На эти слова одной старушки другая заметила:
– А что же ты сама туда не идешь? Ты ведь одинокая, сразу, наверное, возьмут. Годы, опять же, вон какие, хвори замучали, наверное.
– Была я там, узнавала, что к чему. А зачем торопиться? Пока еще хожу, себя обслуживаю. У меня соседи хорошие, помогают, если что. В своем углу-то лучше. Разве уж очень приспичит…

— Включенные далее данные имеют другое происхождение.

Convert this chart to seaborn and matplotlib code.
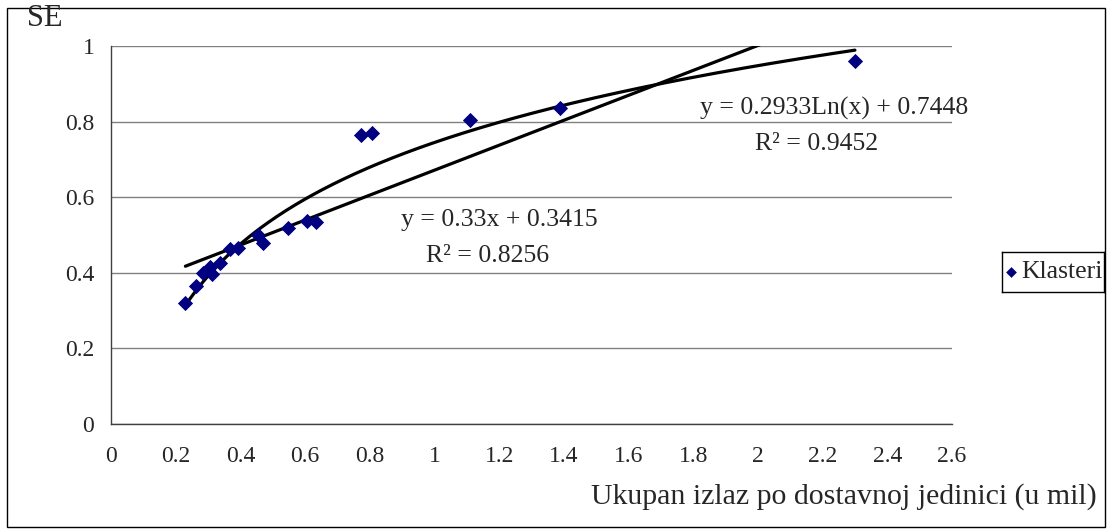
import numpy as np
import pandas as pd
import matplotlib
matplotlib.use("Agg")
import matplotlib.pyplot as plt
import seaborn as sns
from matplotlib.patches import Rectangle

# podaci ocitani sa grafika
izlaz = [0.23, 0.263, 0.285, 0.307, 0.313, 0.337, 0.368, 0.393, 0.455, 0.47,
         0.548, 0.607, 0.635, 0.774, 0.808, 1.111, 1.387, 2.30]
se = [0.320, 0.365, 0.400, 0.415, 0.397, 0.426, 0.463, 0.466, 0.500, 0.480,
      0.518, 0.537, 0.534, 0.765, 0.770, 0.803, 0.836, 0.960]

# koeficijenti trendova (iz jednacina na grafiku)
lin_a, lin_b = 0.33, 0.3415
log_a, log_b = 0.2933, 0.7448

x_ticks = [0, 0.2, 0.4, 0.6, 0.8, 1, 1.2, 1.4, 1.6, 1.8, 2, 2.2, 2.4, 2.6]
x_tick_labels = ["0", "0.2", "0.4", "0.6", "0.8", "1", "1.2", "1.4", "1.6",
                 "1.8", "2", "2.2", "2.4", "2.6"]
y_ticks = [0, 0.2, 0.4, 0.6, 0.8, 1]
y_tick_labels = ["0", "0.2", "0.4", "0.6", "0.8", "1"]

df = pd.DataFrame({"izlaz": izlaz, "SE": se})

sns.set_style("white")
plt.rcParams["font.family"] = ["Liberation Serif", "DejaVu Serif"]

fig = plt.figure(figsize=(11.09, 5.29), dpi=100)
ax = fig.add_axes([0.1001, 0.1985, 0.7583, 0.7145])

# trend linije
xs = np.linspace(min(izlaz), max(izlaz), 300)
ax.plot(xs, lin_a * xs + lin_b, color="black", lw=2.3, zorder=3)
ax.plot(xs, log_a * np.log(xs) + log_b, color="black", lw=2.3, zorder=3)

sns.scatterplot(data=df, x="izlaz", y="SE", marker="D", color="#000080",
                s=60, edgecolor="#000080", linewidth=0, ax=ax, zorder=4,
                legend=False)

ax.set_xlim(0, 2.6)
ax.set_ylim(0, 1)
ax.set_xticks(x_ticks)
ax.set_xticklabels(x_tick_labels)
ax.set_yticks(y_ticks)
ax.set_yticklabels(y_tick_labels)
ax.tick_params(axis="both", direction="out", length=7, width=1, color="#404040",
               labelsize=17, pad=5)
ax.tick_params(axis="x", pad=9)
ax.yaxis.grid(True, color="#808080", lw=1)
ax.set_axisbelow(True)
for s in ["top", "right"]:
    ax.spines[s].set_visible(False)
for s in ["left", "bottom"]:
    ax.spines[s].set_color("#404040")
    ax.spines[s].set_linewidth(1)
ax.set_xlabel("")
ax.set_ylabel("")

# jednacine trendova
ax.text(2.237, 0.835, "y = 0.2933Ln(x) + 0.7448", ha="center", va="center", fontsize=18.5)
ax.text(2.18, 0.742, "R² = 0.9452", ha="center", va="center", fontsize=18.5)
ax.text(1.2, 0.541, "y = 0.33x + 0.3415", ha="center", va="center", fontsize=18.5)
ax.text(1.163, 0.445, "R² = 0.8256", ha="center", va="center", fontsize=18.5)

fig.text(45 / 1109, 1 - 19 / 529, "SE", ha="center", va="center", fontsize=22)
fig.text(1097 / 1109, 1 - 497 / 529, "Ukupan izlaz po dostavnoj jedinici (u mil)",
         ha="right", va="center", fontsize=21.5)

# legenda
leg_ax = fig.add_axes([1002 / 1109, 1 - 292 / 529, 102 / 1109, 40 / 529])
leg_ax.set_xlim(0, 1)
leg_ax.set_ylim(0, 1)
leg_ax.set_xticks([])
leg_ax.set_yticks([])
for s in leg_ax.spines.values():
    s.set_color("black")
    s.set_linewidth(1)
leg_ax.scatter([0.09], [0.5], marker="D", color="#000080", s=30, linewidth=0)
leg_ax.text(0.19, 0.5, "Klasteri", ha="left", va="center", fontsize=18.5)

# okvir oko cijelog grafika
fig.patches.append(Rectangle((7 / 1109, 2 / 529), 1098 / 1109, 519 / 529,
                             transform=fig.transFigure, fill=False,
                             edgecolor="black", lw=1))

fig.savefig("out.png", dpi=100)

…Слушая эту неспешную беседу, я невольно вспомнила случай почти сорокалетний давности, когда как-то с младшей дочуркой гуляла по улицам старой Елабуги. По ходу рассказывала ей, какие здания, кроме жилых, находятся здесь. Возле одного из них, очень старинного, задержали шаг. Читать пятилетняя дочурка еще не умела, но, увидев вывеску, спросила:
– А это что за дом? Кто в нем живет, таком стареньком?
– Такие же старенькие, как он сам, дедушки и бабушки, у которых нет родных. Он называется домом престарелых и инвалидов.
– Мама, когда ты будешь сюда поступать, попросись жить на первый этаж, – прозвучало из уст крохи неожиданное предложение.
– Это еще зачем?
– Когда я буду проходить мимо, стукну в окошко, ты и увидишь меня. А зачем тебе зря выходить…
И это при том, что ее бабушка жила с нами. «Выходит, мне уготована другая доля?» – усмехнулась я.